Case Study Techniques. Case studies are generally characterized by efforts to document and explain events and processes in a bounded system, in this case, the Toyota organization, specifically TMMK from 1986-1992 (Merriam & Tisdell, 2016).
Developmental Interactions. These actions between, generally, two people at or around the workplace include coaching, apprenticeship, action learning, and tutoring. Based on the description of mentoring and Toyota’s early senseis discussed in the literature, the relationships at TMMK seem to be mentoring relationships, but all developmental interactions will be discussed.
Early Toyota American Leader. A leader within Toyota hired between 1986 and 1992 to Toyota Motor Manufacturing Kentucky (TMMK) who was at a level higher than a frontline team leader.

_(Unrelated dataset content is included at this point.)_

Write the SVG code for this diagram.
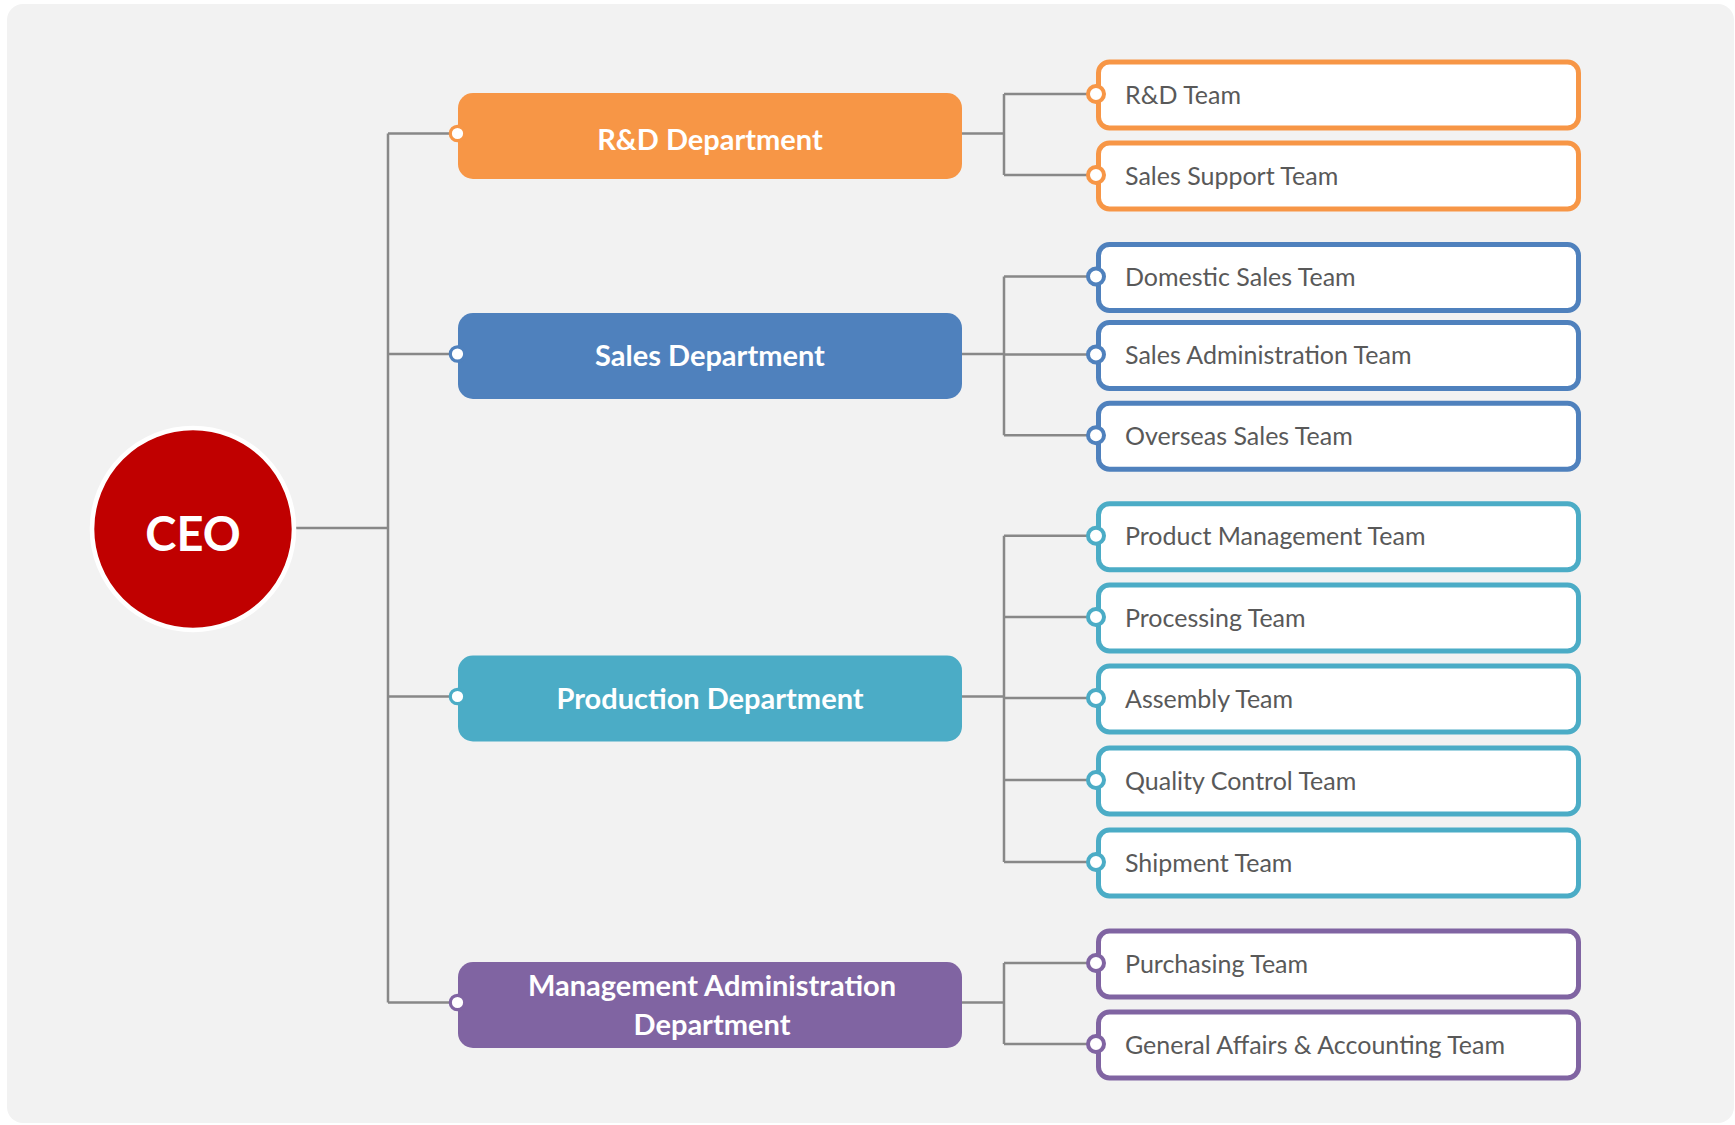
<svg xmlns="http://www.w3.org/2000/svg" width="1735" height="1125" viewBox="0 0 1735 1125">
  <style>
    .conn { fill: none; stroke: #888888; stroke-width: 2.5; }
    .dtext { font-family: Lato, "Liberation Sans", sans-serif; font-weight: bold; font-size: 29px; fill: #ffffff; text-anchor: middle; }
    .team { fill: #ffffff; stroke-width: 5; }
    .ttext { font-family: Lato, "Liberation Sans", sans-serif; font-size: 25px; fill: #595959; }
    .dot { fill: #ffffff; stroke-width: 3.2; }
    .tdot { fill: #ffffff; stroke-width: 4; }
    .orange { stroke: #F79646; }
    .blue { stroke: #4F81BD; }
    .cyan { stroke: #4BACC6; }
    .purple { stroke: #8064A2; }
  </style>
  <rect x="7" y="4" width="1727" height="1119" rx="16" fill="#F2F2F2"/>

  <g id="connectors">
    <path class="conn" d="M292 528 H388 M388 133.5 V1002.5 M388 133.5 H457 M388 354 H457 M388 696.5 H457 M388 1002.5 H457"/>
    <path class="conn" d="M962 133.5 H1004 M1004 94 V175 M1004 94 H1096 M1004 175 H1096"/>
    <path class="conn" d="M962 354 H1004 M1004 276.5 V435.2 M1004 276.5 H1096 M1004 354.5 H1096 M1004 435.2 H1096"/>
    <path class="conn" d="M962 696.5 H1004 M1004 535.7 V862 M1004 535.7 H1096 M1004 617 H1096 M1004 698 H1096 M1004 780 H1096 M1004 862 H1096"/>
    <path class="conn" d="M962 1002.5 H1004 M1004 963 V1044 M1004 963 H1096 M1004 1044 H1096"/>
  </g>

  <g id="ceo">
    <circle cx="193" cy="529" r="101" fill="#C00000" stroke="#ffffff" stroke-width="4.6"/>
    <text x="193" y="551" font-family="Lato, 'Liberation Sans', sans-serif" font-weight="bold" font-size="47" fill="#ffffff" text-anchor="middle">CEO</text>
  </g>

  <g id="dept-rd">
    <rect x="458" y="93" width="504" height="86" rx="15" fill="#F79646"/>
    <circle class="dot orange" cx="457.5" cy="133.5" r="7.2"/>
    <text class="dtext" x="710" y="150">R&amp;D Department</text>
  </g>
  <g id="dept-sales">
    <rect x="458" y="313" width="504" height="86" rx="15" fill="#4F81BD"/>
    <circle class="dot blue" cx="457.5" cy="354" r="7.2"/>
    <text class="dtext" x="710" y="366">Sales Department</text>
  </g>
  <g id="dept-production">
    <rect x="458" y="655.5" width="504" height="86" rx="15" fill="#4BACC6"/>
    <circle class="dot cyan" cx="457.5" cy="696.5" r="7.2"/>
    <text class="dtext" x="710" y="709">Production Department</text>
  </g>
  <g id="dept-management">
    <rect x="458" y="962" width="504" height="86" rx="15" fill="#8064A2"/>
    <circle class="dot purple" cx="457.5" cy="1002.5" r="7.2"/>
    <text class="dtext" x="712" y="996">Management Administration</text>
    <text class="dtext" x="712" y="1035">Department</text>
  </g>

  <g id="team-rd">
    <rect class="team orange" x="1098.5" y="62" width="480" height="66" rx="11"/>
    <circle class="tdot orange" cx="1096" cy="94" r="8"/>
    <text class="ttext" x="1125" y="103.5">R&amp;D Team</text>
  </g>
  <g id="team-sales-support">
    <rect class="team orange" x="1098.5" y="143" width="480" height="66" rx="11"/>
    <circle class="tdot orange" cx="1096" cy="175" r="8"/>
    <text class="ttext" x="1125" y="184.5">Sales Support Team</text>
  </g>

  <g id="team-domestic">
    <rect class="team blue" x="1098.5" y="244.5" width="480" height="66" rx="11"/>
    <circle class="tdot blue" cx="1096" cy="276.5" r="8"/>
    <text class="ttext" x="1125" y="286">Domestic Sales Team</text>
  </g>
  <g id="team-sales-admin">
    <rect class="team blue" x="1098.5" y="322.5" width="480" height="66" rx="11"/>
    <circle class="tdot blue" cx="1096" cy="354.5" r="8"/>
    <text class="ttext" x="1125" y="364">Sales Administration Team</text>
  </g>
  <g id="team-overseas">
    <rect class="team blue" x="1098.5" y="403.2" width="480" height="66" rx="11"/>
    <circle class="tdot blue" cx="1096" cy="435.2" r="8"/>
    <text class="ttext" x="1125" y="444.8">Overseas Sales Team</text>
  </g>

  <g id="team-product-mgmt">
    <rect class="team cyan" x="1098.5" y="503.7" width="480" height="66" rx="11"/>
    <circle class="tdot cyan" cx="1096" cy="535.7" r="8"/>
    <text class="ttext" x="1125" y="545.3">Product Management Team</text>
  </g>
  <g id="team-processing">
    <rect class="team cyan" x="1098.5" y="585" width="480" height="66" rx="11"/>
    <circle class="tdot cyan" cx="1096" cy="617" r="8"/>
    <text class="ttext" x="1125" y="626.6">Processing Team</text>
  </g>
  <g id="team-assembly">
    <rect class="team cyan" x="1098.5" y="666" width="480" height="66" rx="11"/>
    <circle class="tdot cyan" cx="1096" cy="698" r="8"/>
    <text class="ttext" x="1125" y="707.6">Assembly Team</text>
  </g>
  <g id="team-qc">
    <rect class="team cyan" x="1098.5" y="748" width="480" height="66" rx="11"/>
    <circle class="tdot cyan" cx="1096" cy="780" r="8"/>
    <text class="ttext" x="1125" y="789.6">Quality Control Team</text>
  </g>
  <g id="team-shipment">
    <rect class="team cyan" x="1098.5" y="830" width="480" height="66" rx="11"/>
    <circle class="tdot cyan" cx="1096" cy="862" r="8"/>
    <text class="ttext" x="1125" y="871.6">Shipment Team</text>
  </g>

  <g id="team-purchasing">
    <rect class="team purple" x="1098.5" y="931" width="480" height="66" rx="11"/>
    <circle class="tdot purple" cx="1096" cy="963" r="8"/>
    <text class="ttext" x="1125" y="972.6">Purchasing Team</text>
  </g>
  <g id="team-general">
    <rect class="team purple" x="1098.5" y="1012" width="480" height="66" rx="11"/>
    <circle class="tdot purple" cx="1096" cy="1044" r="8"/>
    <text class="ttext" x="1125" y="1053.6">General Affairs &amp; Accounting Team</text>
  </g>
</svg>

Grounded Theory Techniques. Methods of grounded theory, such as aiming to find facts to be used to create a theoretical framework grounded in those facts (Merriam & Tisdell, 2016). This research does not claim to be grounded theory but rather utilizes some of its techniques.

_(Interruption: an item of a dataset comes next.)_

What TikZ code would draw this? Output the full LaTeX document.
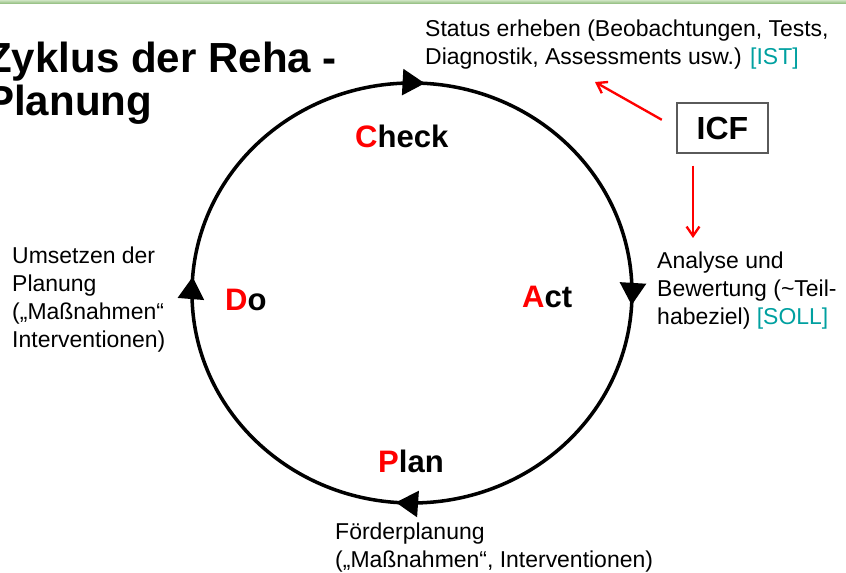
\documentclass[tikz,border=0pt]{standalone}
\usepackage{fontspec}
\setmainfont{Liberation Sans}
\usepackage{tikz}
\usetikzlibrary{arrows.meta,decorations.markings}
\definecolor{sollteal}{RGB}{0,160,160}
\definecolor{barlight}{RGB}{206,228,194}
\definecolor{bardark}{RGB}{138,184,118}
\definecolor{icfgrey}{RGB}{90,90,90}

\begin{document}
\begin{tikzpicture}[
    note/.style={anchor=base west, inner sep=0pt, align=left, font=\fontsize{19.6}{23.9}\selectfont},
    phase/.style={anchor=base west, inner sep=0pt, font=\fontsize{26.5}{30}\selectfont\bfseries},
    icfarrow/.style={red, line width=2pt, -{Straight Barb[length=8pt,width=11pt]}}]
    \useasboundingbox (-12.36,-8.4) rectangle (13.02,8.79);
    \shade[top color=barlight, bottom color=bardark] (-12.36,8.67) rectangle (13.02,8.79);
    % title (base = last line)
    \node[anchor=base west, inner sep=0pt, align=left, font=\fontsize{35.9}{36.7}\selectfont\bfseries] (title) at (-12.78,5.31) {Zyklus der Reha -\\Planung};
    % the cycle
    \draw[line width=3pt, decoration={markings,
        mark=at position 0.2405 with {\arrowreversed{Triangle[length=19pt,width=22pt]}},
        mark=at position 0.488 with {\arrowreversed{Triangle[length=19pt,width=22pt]}},
        mark=at position 0.738 with {\arrowreversed{Triangle[length=19pt,width=22pt]}},
        mark=at position 0.991 with {\arrowreversed{Triangle[length=19pt,width=22pt]}}},
        postaction={decorate}] (0,0) ellipse (6.6 and 6.3);
    \node[phase] (check) at (-1.71,4.35) {\textcolor{red}{C}heck};
    \node[phase] (act) at (3.3,-0.45) {\textcolor{red}{A}ct};
    \node[phase] (plan) at (-1.02,-5.4) {\textcolor{red}{P}lan};
    \node[phase] (do) at (-5.61,-0.54) {\textcolor{red}{D}o};
    % notes
    \node[note] (ist) at (0.39,6.84) {Status erheben (Beobachtungen, Tests,\\Diagnostik, Assessments usw.) \textcolor{sollteal}{[IST]}};
    \node[note] (soll) at (7.35,-0.96) {Analyse und\\Bewertung (\textasciitilde Teil-\\habeziel) \textcolor{sollteal}{[SOLL]}};
    \node[note] (foerder) at (-2.31,-8.25) {Förderplanung\\(„Maßnahmen“, Interventionen)};
    \node[note] (umsetzen) at (-12.0,-1.65) {Umsetzen der\\Planung\\(„Maßnahmen“\\Interventionen)};
    % ICF
    \node[draw=icfgrey, line width=1.2pt, minimum width=2.73cm, minimum height=1.5cm, font=\fontsize{27.3}{30}\selectfont\bfseries] (icf) at (9.315,4.95) {ICF};
    \coordinate (istend) at (5.49,6.33);
    \coordinate (sollend) at (8.43,1.65);
    \draw[icfarrow, shorten <=0.5cm] (icf.west) -- (istend);
    \draw[icfarrow, shorten <=0.36cm] (icf.south -| sollend) -- (sollend);
\end{tikzpicture}
\end{document}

Group of 26. The 26 initial U.S. group leaders that visited Toyota in Japan.
Japanese Management. Japan is a homogeneous collectivist culture characterized by family-type personal relationships with high respect for elders in which elders protect younger individuals. Translated into business management, many firms have paternalistic relationships between management and workforce, further resulting in cooperation and trust in the workplace (Bright, 2005; Ouchi, 1981).
Lean. One may argue that lean is the more academic or generic description of the specific Toyota Production System. However, throughout this dissertation, lean will be used almost synonymously with TPS to describe the adaptation of TPS.

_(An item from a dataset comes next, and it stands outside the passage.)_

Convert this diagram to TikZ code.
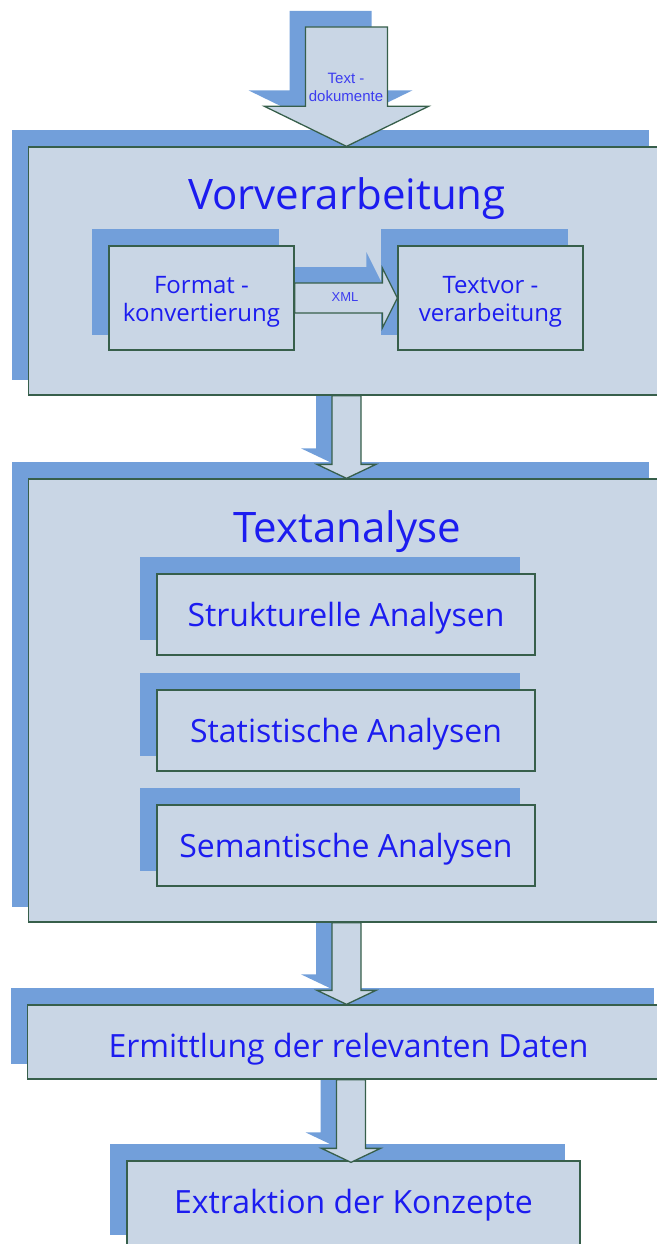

Narrative Analysis Techniques. The technique of utilizing and interpreting oral history stories, including their structure, elements, and functions (Allen, 2017).
Oral History Techniques. This study deals with data from decades ago, so oral history techniques were utilized to capture the data and related stories. This study does not claim to be an oral history but draws from oral history.
Phases of Mentoring. Kram (1983) divides mentor relationships into four phases with turning points between each phase: initiation, cultivation, separation, and redefinition. Generally, the initiation phase lasts six to 12 months and cultivation two to five years, with no general timeframe for separation and redefinition (Bullis & Bach, 1989; Kram, 1983).
Plan, Do, Check, Act (PDCA) Cycle. Also known as the She-whart Cycle, involves the following (Tompkins, 2005):
• Plan: develop a quality improvement project
• Do: introduce a small-scale change to test the improvement
• Check: determine whether the anticipated improvement actually happened and to what extent
• Act: introduce broader more permanent changes based on the improvement results
Sensei. Pronounced “sen-say-ee”. A mentor from the Japanese Toyota plant. Though sensei is a Japanese word, the term is not specific to Toyota, and a sensei does not have to be Japanese. However, in this study, the word usually refers to a Japanese employee within Toyota mentoring an American Toyota employee.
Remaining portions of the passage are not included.